■ THE RECORDS ■
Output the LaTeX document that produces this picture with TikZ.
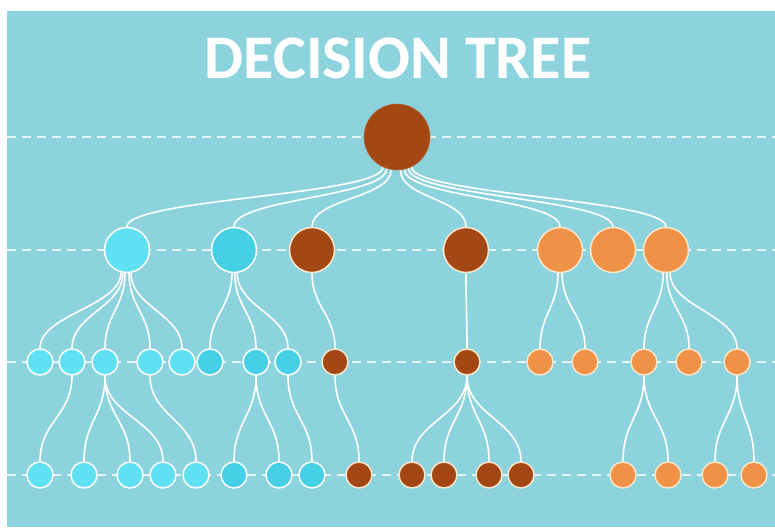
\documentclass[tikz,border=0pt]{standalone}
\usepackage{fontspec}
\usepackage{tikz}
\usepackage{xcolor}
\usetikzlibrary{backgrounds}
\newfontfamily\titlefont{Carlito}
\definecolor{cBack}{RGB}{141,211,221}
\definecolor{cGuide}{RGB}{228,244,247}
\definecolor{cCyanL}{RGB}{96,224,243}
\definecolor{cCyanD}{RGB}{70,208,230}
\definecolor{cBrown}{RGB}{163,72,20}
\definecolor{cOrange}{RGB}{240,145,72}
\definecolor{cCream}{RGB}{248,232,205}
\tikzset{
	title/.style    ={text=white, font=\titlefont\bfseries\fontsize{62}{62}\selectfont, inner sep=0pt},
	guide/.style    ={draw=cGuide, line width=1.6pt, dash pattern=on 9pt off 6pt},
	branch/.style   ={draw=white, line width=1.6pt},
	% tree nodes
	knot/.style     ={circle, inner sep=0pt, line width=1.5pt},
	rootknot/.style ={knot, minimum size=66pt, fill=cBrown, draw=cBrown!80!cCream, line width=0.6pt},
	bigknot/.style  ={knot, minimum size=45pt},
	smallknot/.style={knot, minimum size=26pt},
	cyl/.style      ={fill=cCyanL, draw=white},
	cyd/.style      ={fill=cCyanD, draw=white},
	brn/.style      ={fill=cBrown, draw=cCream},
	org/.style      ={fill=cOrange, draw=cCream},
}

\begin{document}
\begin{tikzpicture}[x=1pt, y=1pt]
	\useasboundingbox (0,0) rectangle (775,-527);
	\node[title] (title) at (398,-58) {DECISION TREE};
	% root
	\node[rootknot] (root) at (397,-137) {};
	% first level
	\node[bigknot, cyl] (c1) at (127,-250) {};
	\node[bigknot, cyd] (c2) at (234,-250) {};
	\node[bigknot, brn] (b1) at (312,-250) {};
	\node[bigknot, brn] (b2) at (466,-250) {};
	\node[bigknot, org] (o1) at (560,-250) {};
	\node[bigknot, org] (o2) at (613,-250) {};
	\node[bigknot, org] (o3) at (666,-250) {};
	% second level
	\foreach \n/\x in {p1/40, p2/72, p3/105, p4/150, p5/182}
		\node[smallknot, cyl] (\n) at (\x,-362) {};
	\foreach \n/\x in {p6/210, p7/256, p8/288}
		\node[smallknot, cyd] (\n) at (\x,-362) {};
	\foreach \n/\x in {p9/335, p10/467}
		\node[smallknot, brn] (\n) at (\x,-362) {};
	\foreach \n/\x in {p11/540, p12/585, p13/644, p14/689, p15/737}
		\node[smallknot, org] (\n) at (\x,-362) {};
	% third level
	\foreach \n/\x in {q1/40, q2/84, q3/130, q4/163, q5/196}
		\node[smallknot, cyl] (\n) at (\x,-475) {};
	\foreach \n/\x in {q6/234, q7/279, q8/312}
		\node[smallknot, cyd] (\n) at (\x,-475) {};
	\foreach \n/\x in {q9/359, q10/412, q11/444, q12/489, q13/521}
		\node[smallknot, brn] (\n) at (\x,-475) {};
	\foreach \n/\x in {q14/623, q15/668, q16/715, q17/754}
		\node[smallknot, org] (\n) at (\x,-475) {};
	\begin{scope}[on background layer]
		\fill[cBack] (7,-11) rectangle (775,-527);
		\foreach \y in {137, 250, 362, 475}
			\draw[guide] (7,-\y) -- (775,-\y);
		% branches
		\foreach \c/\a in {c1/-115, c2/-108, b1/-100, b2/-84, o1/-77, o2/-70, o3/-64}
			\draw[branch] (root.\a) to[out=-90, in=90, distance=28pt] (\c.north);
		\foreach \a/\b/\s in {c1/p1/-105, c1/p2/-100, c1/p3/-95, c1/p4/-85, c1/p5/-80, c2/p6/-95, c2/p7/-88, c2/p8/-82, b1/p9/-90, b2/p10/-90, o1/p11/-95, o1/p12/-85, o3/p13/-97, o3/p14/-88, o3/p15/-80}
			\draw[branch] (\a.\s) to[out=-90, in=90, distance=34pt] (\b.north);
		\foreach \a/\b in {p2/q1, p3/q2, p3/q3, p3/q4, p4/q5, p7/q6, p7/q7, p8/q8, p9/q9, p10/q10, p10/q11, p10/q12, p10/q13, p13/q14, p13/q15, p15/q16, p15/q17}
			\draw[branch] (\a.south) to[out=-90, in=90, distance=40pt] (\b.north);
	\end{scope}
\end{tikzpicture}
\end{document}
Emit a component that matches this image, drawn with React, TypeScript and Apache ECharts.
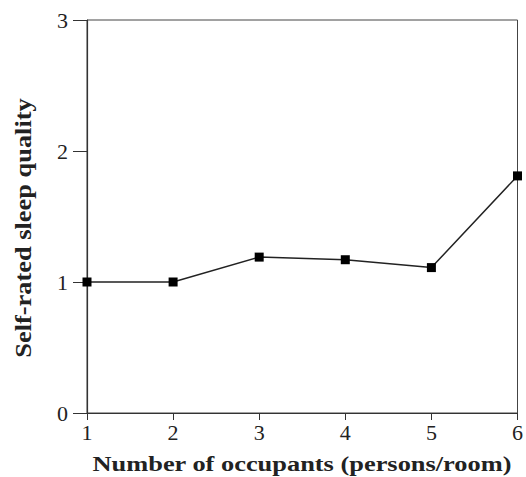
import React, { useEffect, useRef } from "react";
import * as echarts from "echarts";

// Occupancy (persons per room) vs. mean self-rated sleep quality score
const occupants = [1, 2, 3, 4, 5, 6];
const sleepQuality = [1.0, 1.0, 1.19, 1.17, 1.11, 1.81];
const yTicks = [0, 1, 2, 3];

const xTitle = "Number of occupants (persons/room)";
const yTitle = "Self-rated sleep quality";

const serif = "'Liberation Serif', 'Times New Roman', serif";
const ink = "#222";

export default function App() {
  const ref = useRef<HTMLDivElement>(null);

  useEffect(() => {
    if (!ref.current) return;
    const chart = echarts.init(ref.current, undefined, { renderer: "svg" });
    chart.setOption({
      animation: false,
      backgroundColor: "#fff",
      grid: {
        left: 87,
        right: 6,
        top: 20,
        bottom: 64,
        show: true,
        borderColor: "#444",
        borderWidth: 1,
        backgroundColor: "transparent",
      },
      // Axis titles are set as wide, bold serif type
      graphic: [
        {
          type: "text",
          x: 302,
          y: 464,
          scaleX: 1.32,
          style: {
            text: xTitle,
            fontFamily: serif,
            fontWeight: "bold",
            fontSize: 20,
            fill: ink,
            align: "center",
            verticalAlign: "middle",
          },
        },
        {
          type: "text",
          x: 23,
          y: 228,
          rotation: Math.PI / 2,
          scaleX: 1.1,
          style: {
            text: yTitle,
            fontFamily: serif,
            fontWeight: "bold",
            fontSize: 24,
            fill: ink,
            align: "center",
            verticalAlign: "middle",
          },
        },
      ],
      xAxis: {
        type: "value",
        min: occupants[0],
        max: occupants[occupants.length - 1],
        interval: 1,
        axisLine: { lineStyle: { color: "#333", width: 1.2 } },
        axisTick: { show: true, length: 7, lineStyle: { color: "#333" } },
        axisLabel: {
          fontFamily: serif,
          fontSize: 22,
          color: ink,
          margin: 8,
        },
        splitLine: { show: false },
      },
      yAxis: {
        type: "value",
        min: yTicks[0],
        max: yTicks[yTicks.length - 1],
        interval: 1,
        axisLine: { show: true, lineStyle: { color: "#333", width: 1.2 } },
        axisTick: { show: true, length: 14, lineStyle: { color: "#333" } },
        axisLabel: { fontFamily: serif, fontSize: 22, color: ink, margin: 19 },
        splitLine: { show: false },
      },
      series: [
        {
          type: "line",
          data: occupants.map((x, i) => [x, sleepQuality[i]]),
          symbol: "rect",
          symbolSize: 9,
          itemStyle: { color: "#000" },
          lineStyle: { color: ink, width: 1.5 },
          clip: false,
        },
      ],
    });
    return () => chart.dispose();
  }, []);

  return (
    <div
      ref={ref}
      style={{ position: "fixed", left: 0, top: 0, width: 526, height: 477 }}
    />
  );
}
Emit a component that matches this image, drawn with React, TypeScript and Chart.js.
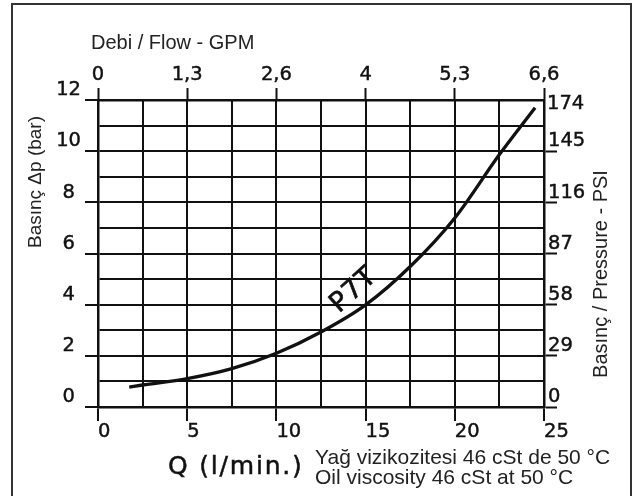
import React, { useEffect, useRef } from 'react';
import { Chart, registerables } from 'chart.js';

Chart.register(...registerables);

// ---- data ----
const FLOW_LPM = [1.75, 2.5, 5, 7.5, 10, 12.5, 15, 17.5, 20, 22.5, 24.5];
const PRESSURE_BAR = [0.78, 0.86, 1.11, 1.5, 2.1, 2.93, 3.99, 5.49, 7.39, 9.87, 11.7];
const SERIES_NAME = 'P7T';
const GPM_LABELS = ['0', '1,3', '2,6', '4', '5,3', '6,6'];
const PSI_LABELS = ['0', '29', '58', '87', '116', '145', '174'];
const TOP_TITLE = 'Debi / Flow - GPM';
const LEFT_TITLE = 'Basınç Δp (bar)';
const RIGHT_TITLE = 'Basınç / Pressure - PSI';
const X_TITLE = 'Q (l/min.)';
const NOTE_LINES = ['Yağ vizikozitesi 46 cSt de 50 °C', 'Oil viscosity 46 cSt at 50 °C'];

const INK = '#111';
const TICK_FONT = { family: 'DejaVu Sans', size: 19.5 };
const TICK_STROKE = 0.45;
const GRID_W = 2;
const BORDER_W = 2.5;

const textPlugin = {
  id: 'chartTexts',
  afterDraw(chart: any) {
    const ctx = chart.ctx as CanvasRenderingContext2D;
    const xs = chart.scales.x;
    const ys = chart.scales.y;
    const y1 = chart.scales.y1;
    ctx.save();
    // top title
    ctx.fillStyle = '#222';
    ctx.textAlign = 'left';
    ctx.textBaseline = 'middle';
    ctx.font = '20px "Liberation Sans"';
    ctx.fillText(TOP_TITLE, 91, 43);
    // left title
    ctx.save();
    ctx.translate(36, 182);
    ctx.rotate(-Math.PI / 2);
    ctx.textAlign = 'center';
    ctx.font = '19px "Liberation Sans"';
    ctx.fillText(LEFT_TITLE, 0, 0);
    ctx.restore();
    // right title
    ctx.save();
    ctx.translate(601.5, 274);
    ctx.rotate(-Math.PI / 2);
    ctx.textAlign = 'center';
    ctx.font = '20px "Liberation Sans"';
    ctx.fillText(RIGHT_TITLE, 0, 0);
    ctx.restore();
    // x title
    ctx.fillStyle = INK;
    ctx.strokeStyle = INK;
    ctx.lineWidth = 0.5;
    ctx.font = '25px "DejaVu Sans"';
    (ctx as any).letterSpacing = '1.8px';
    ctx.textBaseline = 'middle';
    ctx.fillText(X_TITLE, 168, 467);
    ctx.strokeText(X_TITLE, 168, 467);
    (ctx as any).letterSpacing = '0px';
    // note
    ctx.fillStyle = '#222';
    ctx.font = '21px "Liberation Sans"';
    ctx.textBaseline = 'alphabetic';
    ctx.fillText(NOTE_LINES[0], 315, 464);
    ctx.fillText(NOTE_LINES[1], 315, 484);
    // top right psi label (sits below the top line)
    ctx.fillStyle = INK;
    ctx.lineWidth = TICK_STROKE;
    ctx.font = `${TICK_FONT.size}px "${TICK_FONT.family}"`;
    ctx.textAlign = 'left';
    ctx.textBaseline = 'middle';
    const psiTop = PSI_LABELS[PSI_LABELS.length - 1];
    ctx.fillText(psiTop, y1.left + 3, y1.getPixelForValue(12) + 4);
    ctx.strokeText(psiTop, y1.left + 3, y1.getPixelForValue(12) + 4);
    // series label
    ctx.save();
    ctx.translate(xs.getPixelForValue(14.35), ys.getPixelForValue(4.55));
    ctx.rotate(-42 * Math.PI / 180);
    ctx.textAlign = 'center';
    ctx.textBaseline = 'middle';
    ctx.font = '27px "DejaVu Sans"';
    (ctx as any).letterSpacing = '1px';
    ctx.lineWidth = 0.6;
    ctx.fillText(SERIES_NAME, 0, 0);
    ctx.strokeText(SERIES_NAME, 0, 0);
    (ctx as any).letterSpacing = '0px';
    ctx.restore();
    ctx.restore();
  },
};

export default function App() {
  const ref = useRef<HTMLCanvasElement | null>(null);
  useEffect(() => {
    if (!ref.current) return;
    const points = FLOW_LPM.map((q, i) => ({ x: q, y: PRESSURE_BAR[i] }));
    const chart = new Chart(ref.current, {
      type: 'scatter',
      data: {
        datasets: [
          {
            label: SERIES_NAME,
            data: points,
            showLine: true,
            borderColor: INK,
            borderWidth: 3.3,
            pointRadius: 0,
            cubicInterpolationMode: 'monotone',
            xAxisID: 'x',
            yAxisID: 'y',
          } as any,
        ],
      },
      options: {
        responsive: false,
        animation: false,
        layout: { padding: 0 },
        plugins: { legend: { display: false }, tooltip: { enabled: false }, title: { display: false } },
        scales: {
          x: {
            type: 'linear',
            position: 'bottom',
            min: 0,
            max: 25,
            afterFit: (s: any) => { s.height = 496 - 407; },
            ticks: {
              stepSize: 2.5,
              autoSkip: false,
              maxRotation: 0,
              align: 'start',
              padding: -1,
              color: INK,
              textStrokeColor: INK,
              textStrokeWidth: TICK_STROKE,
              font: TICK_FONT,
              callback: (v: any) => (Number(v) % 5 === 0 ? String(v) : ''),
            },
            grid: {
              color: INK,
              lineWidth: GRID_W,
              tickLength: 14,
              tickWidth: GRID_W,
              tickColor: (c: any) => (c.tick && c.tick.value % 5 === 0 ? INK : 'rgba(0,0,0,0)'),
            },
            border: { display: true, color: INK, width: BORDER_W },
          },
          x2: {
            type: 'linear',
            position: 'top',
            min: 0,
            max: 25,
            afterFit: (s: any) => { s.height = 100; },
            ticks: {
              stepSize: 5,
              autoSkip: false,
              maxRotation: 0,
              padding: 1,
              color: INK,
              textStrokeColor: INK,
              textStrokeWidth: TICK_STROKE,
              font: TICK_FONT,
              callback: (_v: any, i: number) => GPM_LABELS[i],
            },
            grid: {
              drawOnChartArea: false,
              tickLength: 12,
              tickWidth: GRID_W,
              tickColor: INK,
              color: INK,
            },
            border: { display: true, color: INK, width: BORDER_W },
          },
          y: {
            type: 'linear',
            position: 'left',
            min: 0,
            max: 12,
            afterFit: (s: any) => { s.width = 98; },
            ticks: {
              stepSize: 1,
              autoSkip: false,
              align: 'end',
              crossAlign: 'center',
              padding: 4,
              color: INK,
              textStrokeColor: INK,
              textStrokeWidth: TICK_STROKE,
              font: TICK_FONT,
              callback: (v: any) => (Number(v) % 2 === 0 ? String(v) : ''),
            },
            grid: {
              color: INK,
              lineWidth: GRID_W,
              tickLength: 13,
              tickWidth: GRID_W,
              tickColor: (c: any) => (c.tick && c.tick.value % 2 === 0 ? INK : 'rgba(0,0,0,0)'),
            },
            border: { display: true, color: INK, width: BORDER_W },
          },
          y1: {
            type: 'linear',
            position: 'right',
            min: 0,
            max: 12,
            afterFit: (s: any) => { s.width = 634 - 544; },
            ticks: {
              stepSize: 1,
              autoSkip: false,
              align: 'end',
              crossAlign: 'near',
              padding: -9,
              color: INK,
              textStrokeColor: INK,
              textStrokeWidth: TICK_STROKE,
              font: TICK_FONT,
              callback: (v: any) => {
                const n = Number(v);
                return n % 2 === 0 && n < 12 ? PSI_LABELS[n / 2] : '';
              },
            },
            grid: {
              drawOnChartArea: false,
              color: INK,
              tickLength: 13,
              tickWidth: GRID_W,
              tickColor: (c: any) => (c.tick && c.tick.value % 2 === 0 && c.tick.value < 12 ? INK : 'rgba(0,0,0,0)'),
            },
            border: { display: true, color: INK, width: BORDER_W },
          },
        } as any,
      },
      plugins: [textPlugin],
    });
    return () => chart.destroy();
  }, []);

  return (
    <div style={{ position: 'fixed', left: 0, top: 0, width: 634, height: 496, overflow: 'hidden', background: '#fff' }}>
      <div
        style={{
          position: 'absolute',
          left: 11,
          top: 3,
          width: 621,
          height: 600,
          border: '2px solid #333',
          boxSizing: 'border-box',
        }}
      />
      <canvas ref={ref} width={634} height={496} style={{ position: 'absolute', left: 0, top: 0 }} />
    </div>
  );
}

■ AIM ■
Go to the line that contains "TypeScript and Chart.js." and copy from there down to the line that contains "Chart.register(...registerables);", with both lines included. Pass over the pictures.

■ EXERCISE RESPONSE ■
Emit a component that matches this image, drawn with React, TypeScript and Chart.js.
import React, { useEffect, useRef } from 'react';
import { Chart, registerables } from 'chart.js';

Chart.register(...registerables);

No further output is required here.